[E-Lang] remote comms: Timeouts and Connection Failure

zooko@zooko.com zooko@zooko.com
Sat, 21 Apr 2001 11:38:10 -0700


 Alan Karp wrote:
>
> We are in agreement.  Keepalives are good for turning potential silent
> failures from NAPs into BURPs, and I am not aware of any harm, other than
> resource consumption, from using keepalives.


Actually I consider keepalives to be a tradeoff -- they yield earlier and more
aggressive prediction of failure at the cost of more false alarms and the
network usage.

But the thing that I *really* don't like about them isn't the false alarms or
the network usage, which we all understand pretty well already, but how they
make it *less* likely that an app handles comm failures safely.

The thing is that keepalives can *not* eliminate all NAPs, allowing you to have
simpler code with more tractable failure modes.  Instead they only eliminate
*some* NAPs, which means you end up with *more* failure modes (the BURP handler
and the NAP handler), and the one that is the only really reliable one (NAP
handler == locally governed top-down timebombs) is the one more likely to be
neglected because it rarely gets exercised in normal operation.  In fact, in
many cases programmers who are using a "connection" abstraction will neglect the
need to handle NAPs entirely.  My intuition was that this would be the case in
MarcS's E apps, but apparently MarcS was smart enough to recognize the two
situations in which NAPs could do harm and implement a local impatience policy
to handle it.


So, cutnpasting from an earlier letter of mine, here are the conditions in which
a keepalive impatience policy is the right choice:

#1. I want to predict non-response as soon as possible, even at the cost of
    false alarms.

#2. False negatives (predicting a message which never comes) are okay because:
    A. I trust the counterparty never to do this to me.
     or
    B. There is an additional, local, impatience policy at work which will
     handle this case.

#3. I'm willing to spend the network and computational resources to do
    unforgeable proven-fresh keepalives.


I think we are all aware of the issues of false alarms and of resource
consumption, so I would like to especially draw attention to issue #2 -- false
negatives.  It seems to me that if keepalive is the default policy, and a local 
top-down impatience policy has to implemented "manually", that a programmer may
ignorantly violate requirement #2.

This was why I suggested the thought experiment of "what if I started getting
NAPs instead of BURPs, would that hang my app?".  MarcS performed this
experiment for his apps and reported back that in most cases it wouldn't hurt at
all and in the two cases where it might hurt there was also a
locally-implemented impatience policy to handle the NAP.
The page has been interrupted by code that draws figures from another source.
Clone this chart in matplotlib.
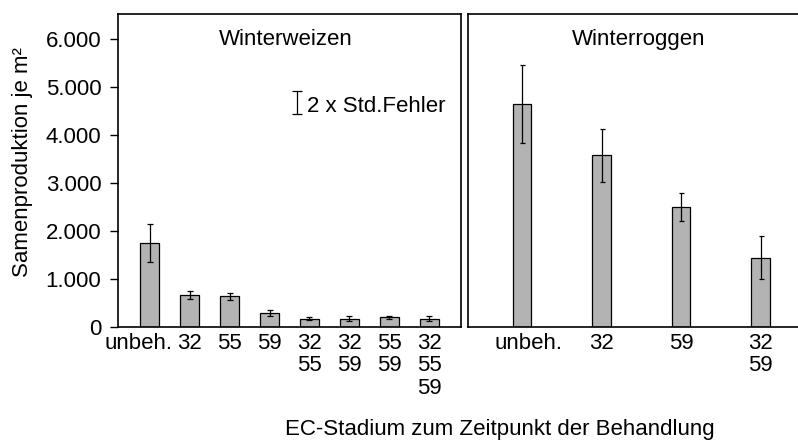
import matplotlib.pyplot as plt
import matplotlib.transforms as mtransforms
import numpy as np

plt.rcParams['font.family'] = ['Liberation Sans', 'DejaVu Sans']

# Winterweizen
ww_labels = ['unbeh.', '32', '55', '59', '32\n55', '32\n59', '55\n59', '32\n55\n59']
ww_mean = [1750, 665, 640, 295, 175, 175, 200, 175]
ww_err = [400, 75, 72, 62, 25, 55, 30, 48]

# Winterroggen
wr_labels = ['unbeh.', '32', '59', '32\n59']
wr_mean = [4640, 3580, 2495, 1445]
wr_err = [815, 553, 296, 442]

yticks = [0, 1000, 2000, 3000, 4000, 5000, 6000]
ytick_labels = ['0', '1.000', '2.000', '3.000', '4.000', '5.000', '6.000']

bar_col = '#b3b3b3'
fs = 16

fig = plt.figure(figsize=(7.98, 4.41), dpi=100)
ax1 = fig.add_axes([118 / 798, 1 - 327 / 441, (461 - 118) / 798, 313 / 441])
ax2 = fig.add_axes([468 / 798, 1 - 327 / 441, (798 - 468) / 798, 313 / 441])

x1 = np.arange(len(ww_mean))
ax1.bar(x1, ww_mean, width=0.46, color=bar_col, edgecolor='black', linewidth=0.9)
ax1.errorbar(x1, ww_mean, yerr=ww_err, fmt='none', ecolor='black',
             elinewidth=0.9, capsize=2.5, capthick=0.9)
ax1.set_xlim(-0.79, 7.79)
ax1.set_ylim(0, 6520)
ax1.set_yticks(yticks)
ax1.set_yticklabels(ytick_labels)
ax1.set_xticks(x1)
ax1.set_xticklabels(ww_labels, linespacing=1.1)
ax1.tick_params(axis='y', labelsize=fs, length=5.5, width=1.0, pad=6.5)
ax1.tick_params(axis='x', labelsize=fs, length=0, pad=4)
ax1.text(0.49, 0.901, 'Winterweizen', transform=ax1.transAxes,
         ha='center', va='baseline', fontsize=fs)

# legend-like error bar
ax1.errorbar([3.69], [4680], yerr=[235], fmt='none', ecolor='black',
             elinewidth=0.9, capsize=3.6, capthick=0.9)
ax1.text(3.94, 4484, '2 x Std.Fehler', ha='left', va='baseline', fontsize=fs)

x2 = np.arange(len(wr_mean))
ax2.bar(x2, wr_mean, width=0.235, color=bar_col, edgecolor='black', linewidth=0.9)
ax2.errorbar(x2, wr_mean, yerr=wr_err, fmt='none', ecolor='black',
             elinewidth=0.9, capsize=1.8, capthick=0.9)
ax2.set_xlim(-0.679, 3.469)
ax2.set_ylim(0, 6520)
ax2.set_yticks([])
ax2.set_xticks(x2)
ax2.set_xticklabels(wr_labels, linespacing=1.1)
ax2.tick_params(axis='x', labelsize=fs, length=0, pad=4)
ax2.spines['right'].set_visible(False)
ax2.text(0.5176, 0.901, 'Winterroggen', transform=ax2.transAxes,
         ha='center', va='baseline', fontsize=fs)

# nudge the "unbeh." labels like in the original
lab = ax1.get_xticklabels()[0]
lab.set_transform(lab.get_transform() + mtransforms.ScaledTranslation(-0.11, 0, fig.dpi_scale_trans))
lab = ax2.get_xticklabels()[0]
lab.set_transform(lab.get_transform() + mtransforms.ScaledTranslation(0.06, 0, fig.dpi_scale_trans))

for ax in (ax1, ax2):
    for s in ax.spines.values():
        s.set_linewidth(1.2)

fig.text(23 / 798, 1 - 162.5 / 441, 'Samenproduktion je m²', rotation=90,
         ha='center', va='center', fontsize=fs)
fig.text(500 / 798, 1 - 435 / 441, 'EC-Stadium zum Zeitpunkt der Behandlung',
         ha='center', va='baseline', fontsize=fs)

fig.savefig('out.png', dpi=100)
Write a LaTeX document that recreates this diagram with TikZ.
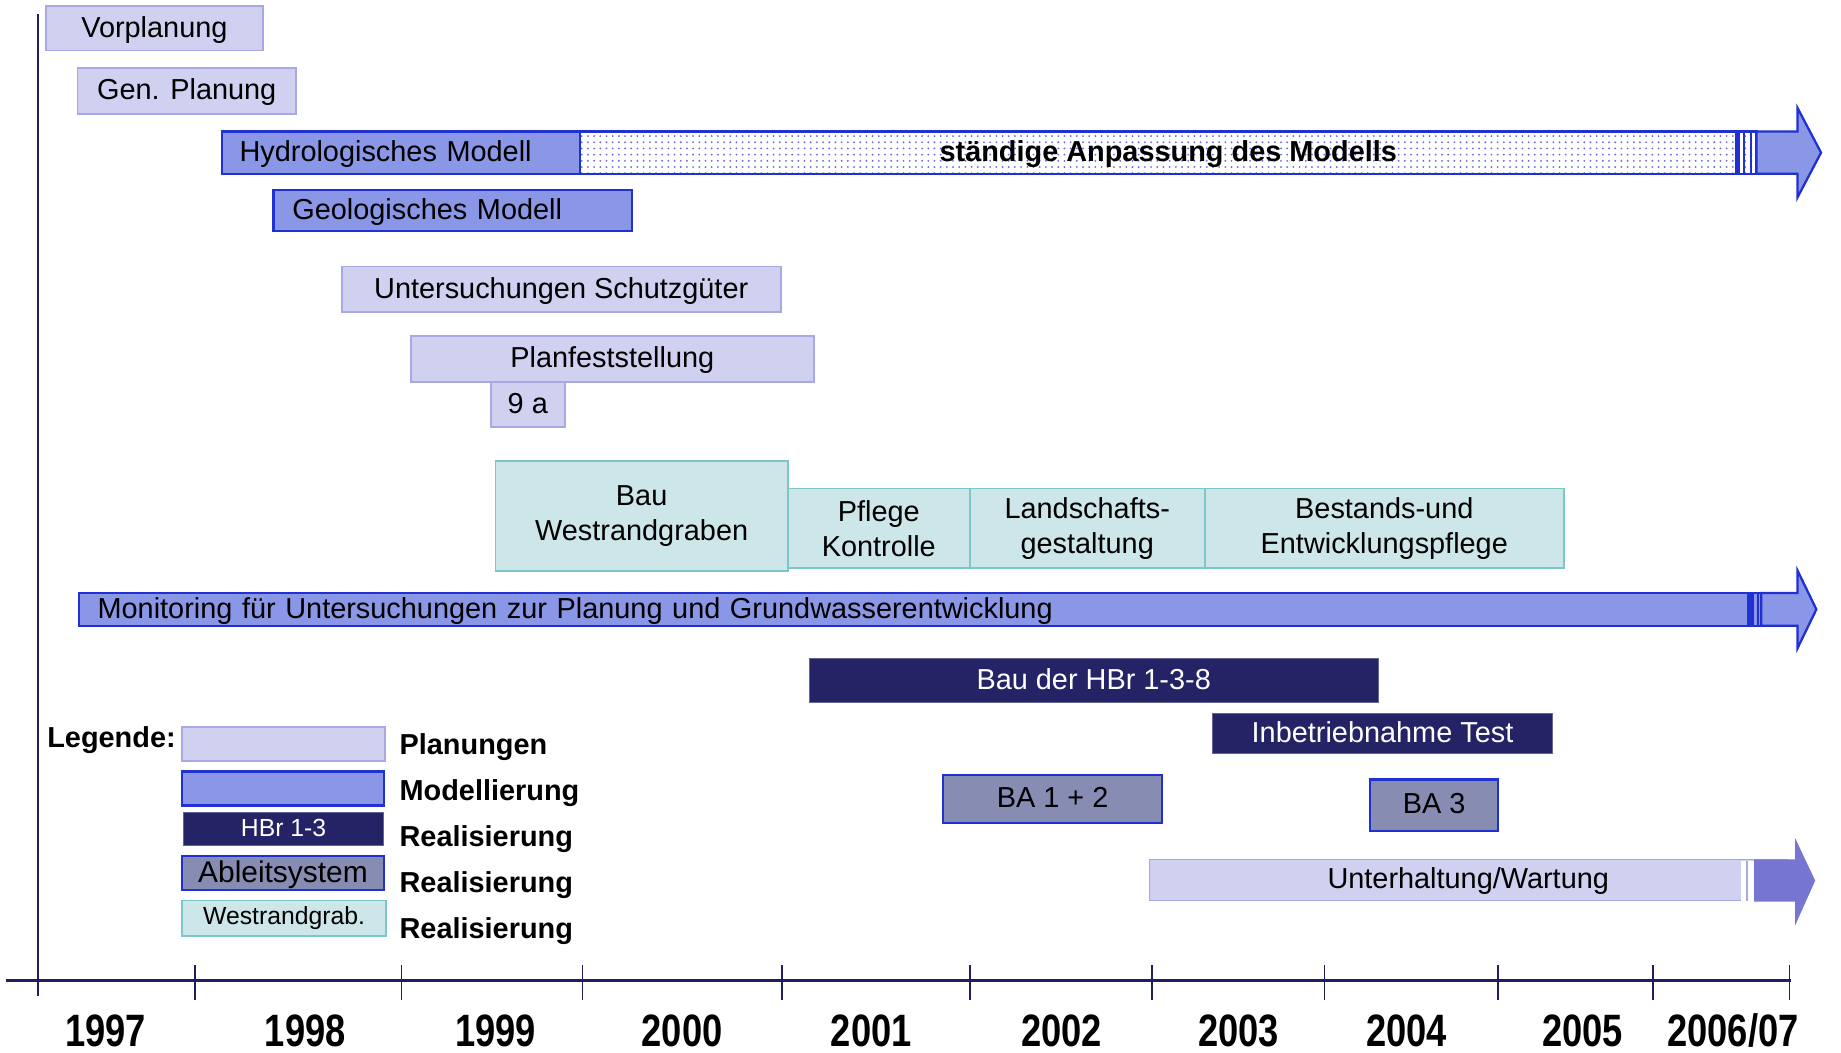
\documentclass[tikz,border=0pt]{standalone}
\usepackage{fontspec}
\setmainfont{Liberation Sans}
\newfontfamily\yearfont[FakeStretch=0.8]{Liberation Sans}
\usetikzlibrary{patterns}
\definecolor{planfill}{RGB}{208,208,240}
\definecolor{planline}{RGB}{168,168,226}
\definecolor{modelfill}{RGB}{138,150,230}
\definecolor{modelline}{RGB}{32,48,210}
\definecolor{hbrfill}{RGB}{35,35,102}
\definecolor{bafill}{RGB}{134,140,178}
\definecolor{wrgfill}{RGB}{204,230,234}
\definecolor{wrgline}{RGB}{124,200,200}
\definecolor{axisnavy}{RGB}{30,30,96}
\definecolor{wartarrow}{RGB}{118,118,210}
\tikzset{
    bartext/.style = {font=\fontsize{14}{17}\selectfont, text=black, inner sep=1pt, text depth=1.5pt},
    planbox/.style = {rectangle, draw=planline, fill=planfill, line width=0.9pt, bartext},
    modelbox/.style = {rectangle, draw=modelline, fill=modelfill, line width=1.1pt, bartext},
    hbrbox/.style = {rectangle, draw=hbrfill!70!white, fill=hbrfill, line width=0.5pt, bartext, text=white},
    babox/.style = {rectangle, draw=modelline, fill=bafill, line width=1.1pt, bartext},
    wrgbox/.style = {rectangle, draw=wrgline, fill=wrgfill, line width=0.9pt, font=\fontsize{14}{17}\selectfont, text=black, inner sep=1pt, align=center},
    legtxt/.style = {anchor=base west, font=\fontsize{14}{17}\selectfont\bfseries, inner sep=0pt},
    yearlbl/.style = {anchor=base, font=\yearfont\fontsize{22}{24}\selectfont\bfseries, inner sep=0pt},
    axisline/.style = {axisnavy, line width=1.6pt},
    tickline/.style = {axisnavy, line width=0.8pt}
}

\begin{document}
\begin{tikzpicture}[x=0.02cm, y=-0.02cm]
  \useasboundingbox (0,0) rectangle (1568,896);

  \draw[tickline, line width=1pt] (32,12) -- (32,848);
  \draw[axisline] (5,835) -- (1525,835);
  \foreach \tx in {166,342,496,666,826,981,1128,1276,1408,1524}
    \draw[tickline] (\tx,822) -- (\tx,852);
  \foreach \yx/\yl [count=\i] in {90/1997, 260/1998, 422/1999, 581/2000, 742/2001, 904/2002, 1055/2003, 1198/2004, 1348/2005, 1476/{2006/07}}
    \node[yearlbl] (year\i) at (\yx,891) {\yl};

  \node[planbox, minimum width=3.70cm, minimum height=0.76cm] (vorpl) at (131.5,24) {Vorplanung};
  \node[planbox, minimum width=3.72cm, minimum height=0.78cm] (genpl) at (159,77.5) {Gen. Planung};

  \node[rectangle, draw=modelline, line width=1.1pt, pattern=dots, pattern color=modelline!70, minimum width=20.04cm, minimum height=0.72cm, bartext, font=\fontsize{14}{17}\selectfont\bfseries] (anpass) at (995,130) {ständige Anpassung des Modells};
  \draw[modelline, line width=2.5pt] (1480,112) -- (1480,148);
  \draw[modelline, line width=1pt] (1485,112) -- (1485,148);
  \draw[modelline, line width=1pt] (1491,112) -- (1491,148);
  \draw[modelline, fill=modelfill, line width=1.1pt] (1496,112) -- (1531,112) -- (1531,92) -- (1551,130) -- (1531,168) -- (1531,148) -- (1496,148) -- cycle;
  \node[modelbox, text width=5.50cm, inner xsep=0.3cm, minimum height=0.72cm, align=left] (hydro) at (341.5,130) {Hydrologisches Modell};
  \node[modelbox, text width=5.46cm, inner xsep=0.32cm, minimum height=0.70cm, align=left] (geol) at (385.5,179.5) {Geologisches Modell};

  \node[planbox, minimum width=7.48cm, minimum height=0.78cm] (schutz) at (478,246.5) {Untersuchungen Schutzgüter};
  \node[planbox, minimum width=1.26cm, minimum height=0.78cm] (neuna) at (449.5,344.5) {9 a};
  \node[planbox, minimum width=6.86cm, minimum height=0.78cm] (planf) at (521.5,305.5) {Planfeststellung};

  \node[wrgbox, minimum width=4.98cm, minimum height=1.88cm] (bauwrg) at (546.5,439.5) {Bau\\Westrandgraben};
  \node[wrgbox, minimum width=3.10cm, minimum height=1.36cm] (pflege) at (748.5,450) {Pflege\\Kontrolle};
  \node[wrgbox, minimum width=4.00cm, minimum height=1.36cm] (landsch) at (926,450) {Landschafts-\\gestaltung};
  \node[wrgbox, minimum width=6.12cm, minimum height=1.36cm] (bestand) at (1179,450) {Bestands-und\\Entwicklungspflege};

  \node[modelbox, text width=28.02cm, inner xsep=0.32cm, inner ysep=0pt, minimum height=0.56cm, align=left] (monit) at (783.5,519) {Monitoring für Untersuchungen zur Planung und Grundwasserentwicklung};
  \draw[modelline, line width=3.5pt] (1491,505) -- (1491,533);
  \draw[modelline, line width=1pt] (1497,505) -- (1497,533);
  \draw[modelline, fill=modelfill, line width=1.1pt] (1500,505) -- (1531,505) -- (1531,486) -- (1547,519) -- (1531,552) -- (1531,533) -- (1500,533) -- cycle;

  \node[hbrbox, minimum width=9.70cm, minimum height=0.74cm] (bauhbr) at (931.5,579.5) {Bau der HBr 1-3-8};
  \node[hbrbox, minimum width=5.78cm, minimum height=0.68cm] (inbetr) at (1177.5,625) {Inbetriebnahme Test};
  \node[babox, minimum width=3.74cm, minimum height=0.82cm] (ba12) at (896.5,680.5) {BA 1 + 2};
  \node[babox, minimum width=2.18cm, minimum height=0.88cm] (ba3) at (1221.5,686) {BA 3};

  \node[planbox, minimum width=10.86cm, minimum height=0.70cm] (wartung) at (1250.5,749.5) {Unterhaltung/Wartung};
  \fill[white] (1483,733) rectangle (1494,767);
  \draw[planline, line width=1pt] (1488,733) -- (1488,767);
  \fill[wartarrow] (1494,732) -- (1529,732) -- (1529,714) -- (1546,750) -- (1529,788) -- (1529,768) -- (1494,768) -- cycle;

  \node[legtxt, anchor=base east] (legende) at (150,637) {Legende:};
  \node[planbox, minimum width=3.46cm, minimum height=0.58cm] (legplan) at (241.5,633.5) {};
  \node[modelbox, minimum width=3.44cm, minimum height=0.58cm] (legmodel) at (241,671.5) {};
  \node[hbrbox, minimum width=3.42cm, minimum height=0.56cm, font=\fontsize{12}{14}\selectfont] (leghbr) at (241.5,706) {HBr 1-3};
  \node[babox, minimum width=3.44cm, minimum height=0.58cm, font=\fontsize{14.5}{17}\selectfont] (legablt) at (241,743.5) {Ableitsystem};
  \node[wrgbox, minimum width=3.48cm, minimum height=0.60cm, font=\fontsize{12}{14}\selectfont] (legwrg) at (242,782) {Westrandgrab.};
  \node[legtxt] (txtplan) at (340,643) {Planungen};
  \node[legtxt] (txtmodel) at (340,682) {Modellierung};
  \node[legtxt] (txthbr) at (340,721) {Realisierung};
  \node[legtxt] (txtablt) at (340,760) {Realisierung};
  \node[legtxt] (txtwrg) at (340,799) {Realisierung};
\end{tikzpicture}
\end{document}
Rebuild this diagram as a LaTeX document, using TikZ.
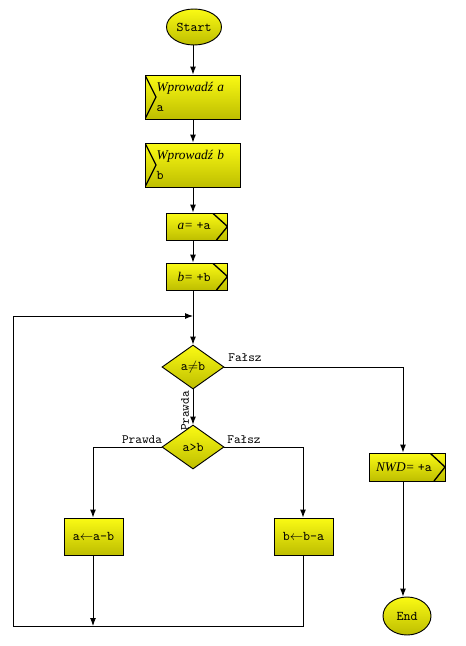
\documentclass[tikz,border=0pt]{standalone}
\usepackage{fontspec}
\setmainfont{Liberation Serif}
\usetikzlibrary{shapes.geometric,arrows.meta}
\definecolor{ytop}{RGB}{250,250,20}
\definecolor{ybot}{RGB}{190,190,0}
\begin{document}
\begin{tikzpicture}[x=0.75pt,y=-0.75pt,
  box/.style={draw=black, line width=0.7pt, top color=ytop, bottom color=ybot, inner sep=0pt},
  proc/.style={box, rectangle, minimum width=44.25pt, minimum height=27.75pt, font=\ttfamily\fontsize{10}{11}\selectfont},
  inbox/.style={box, rectangle, minimum width=71.25pt, minimum height=33pt, text width=54pt, align=left,
    font=\fontsize{10}{15}\selectfont,
    path picture={\draw[line width=1pt] (path picture bounding box.north west) -- ([xshift=8.25pt]path picture bounding box.west) -- (path picture bounding box.south west);}},
  outbox/.style={box, rectangle, minimum height=20.25pt, font=\fontsize{10}{11}\selectfont,
    path picture={\draw[line width=1pt] ([xshift=-11.25pt]path picture bounding box.north east) -- (path picture bounding box.east) -- ([xshift=-8.25pt]path picture bounding box.south east);}},
  dec/.style={box, diamond, minimum width=46.5pt, minimum height=33pt, font=\ttfamily\fontsize{10}{11}\selectfont},
  term/.style={box, ellipse, font=\ttfamily\fontsize{10}{11}\selectfont},
  arr/.style={line width=0.7pt, -{Latex[length=6pt,width=4.5pt]}},
  lin/.style={line width=0.7pt},
  lbl/.style={font=\ttfamily\fontsize{9.5}{10}\selectfont, inner sep=0pt}
]
\useasboundingbox (0,0) rectangle (465,646);
% nodes
\node[term, minimum width=41.25pt, minimum height=27pt] (start) at (194,27) {Start};
\node[inbox] (wa) at (192.5,97) {\textit{Wprowadź a}\\\texttt{a}};
\node[inbox] (wb) at (192.5,165) {\textit{Wprowadź b}\\\texttt{b}};
\node[outbox, minimum width=45.75pt] (aa) at (197,226.5) {\textit{a=} \texttt{+a}\hspace*{4.5pt}};
\node[outbox, minimum width=45.75pt] (bb) at (197,276.5) {\textit{b=} \texttt{+b}\hspace*{4.5pt}};
\node[dec] (d1) at (193,367) {a$\neq$b};
\node[lbl, rotate=90] (lp1) at (185,411) {Prawda};
\node[dec] (d2) at (193,447) {a>b};
\node[proc] (ab) at (93.5,536.5) {a$\leftarrow$a-b};
\node[proc] (ba) at (303.5,536.5) {b$\leftarrow$b-a};
\node[outbox, minimum width=57pt, minimum height=21pt] (nwd) at (407,467) {\textit{NWD=} \texttt{+a}\hspace*{4.5pt}};
\node[term, minimum width=36pt, minimum height=28.5pt] (end) at (407,616) {End};
% labels
\node[lbl] (lf1) at (245,358) {Fałsz};
\node[lbl] (lp2) at (142,440) {Prawda};
\node[lbl] (lf2) at (244,440) {Fałsz};
% coordinates
\coordinate (j) at (193,316);
\coordinate (r1) at (403,367);
\coordinate (l2) at (93,447);
\coordinate (r2) at (303,447);
\coordinate (bl) at (13,626);
\coordinate (bm) at (93,626);
\coordinate (br) at (303,626);
% connectors
\draw[arr] (start.south -| j) -- (wa.north -| j);
\draw[arr] (wa.south -| j) -- (wb.north -| j);
\draw[arr] (wb.south -| j) -- (aa.north -| j);
\draw[arr] (aa.south -| j) -- (bb.north -| j);
\draw[lin] (bb.south -| j) -- (j);
\draw[arr] (j) -- (d1.north);
\draw[arr] (d1.south) -- (d2.north);
\draw[arr] (d1.east) -- (r1) -- (r1 |- nwd.north);
\draw[arr] (nwd.south -| r1) -- (r1 |- end.north);
\draw[arr] (d2.west) -- (l2) -- (l2 |- ab.north);
\draw[arr] (d2.east) -- (r2) -- (r2 |- ba.north);
\draw[arr] (ab.south -| bm) -- (bm);
\draw[arr] (ba.south -| br) -- (br) -- (bl) -- (bl |- j) -- (j);
\end{tikzpicture}
\end{document}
I was surprised at how little unhandled NAPs were able to hurt his apps, but
perhaps this is simply because he is a clueful enough programmer that he
designed the apps to handle NAPs.  I also questioned whether he needed
keepalives at all -- if a NAP didn't hurt, then what was the point of the
keepalives?  My intuition is that you need keepalives if and only if you also
need to handle NAPs.  If that were true, then all comms that MarcS's apps do
which are immune to NAPs would work just as well without keepalives.

MarcS also reported that in the Edesk app that requirement #1 was very strong --
you want to predict failure as early as possible so that the user sees that the
desk is unavailable before he tries to use it.  I strongly agree that this
user-driven requirement exists for this kind of app and that we should support
it as much as possible.

(Although you have to be careful about what the user perceives when he has sent
a command message *just* before the keepalive policy announces failure.  I
queried MarcS about this on the phone and it sounded like he used the same
technique as with the stock market -- the user initiates "reconnect", does a
state-check, and then decides whether to re-attempt whatever it was that they
were attempting.)


Now, I completely agree that for some applications this tradeoff is a win.  As
long as the value of more early and aggressive prediction outweighs the costs
(most subtly, the cost of the programmer having to solve issue #2), then it
would clearly be better to have keepalives than not.


However, it may be that there is an abstraction that we can offer the programmer
which could minimize or eliminate the problems raised in issue #2.


I am glad that we are discussing this subject.  I think that it is extremely
important and that there are non-obvious but important consequences of the
interactions between comms, security, persistence, and capability UI.  I think
there is a lot of meat left to this subject and that we are *not* anywhere near
the point of "conversational diminishing returns" where there is nothing left to
say except to restate our respective preferences.


I have been working for many days on an essay contrasting security properties of
various "retrying" techniques.  It seems like I can't catch up to the
conversation!  Notably MarcS's and MarkM's discovery of the "put a revokable
proxy in front" technique, which deserves to be included in the list of
techniques.


Regards,

Zooko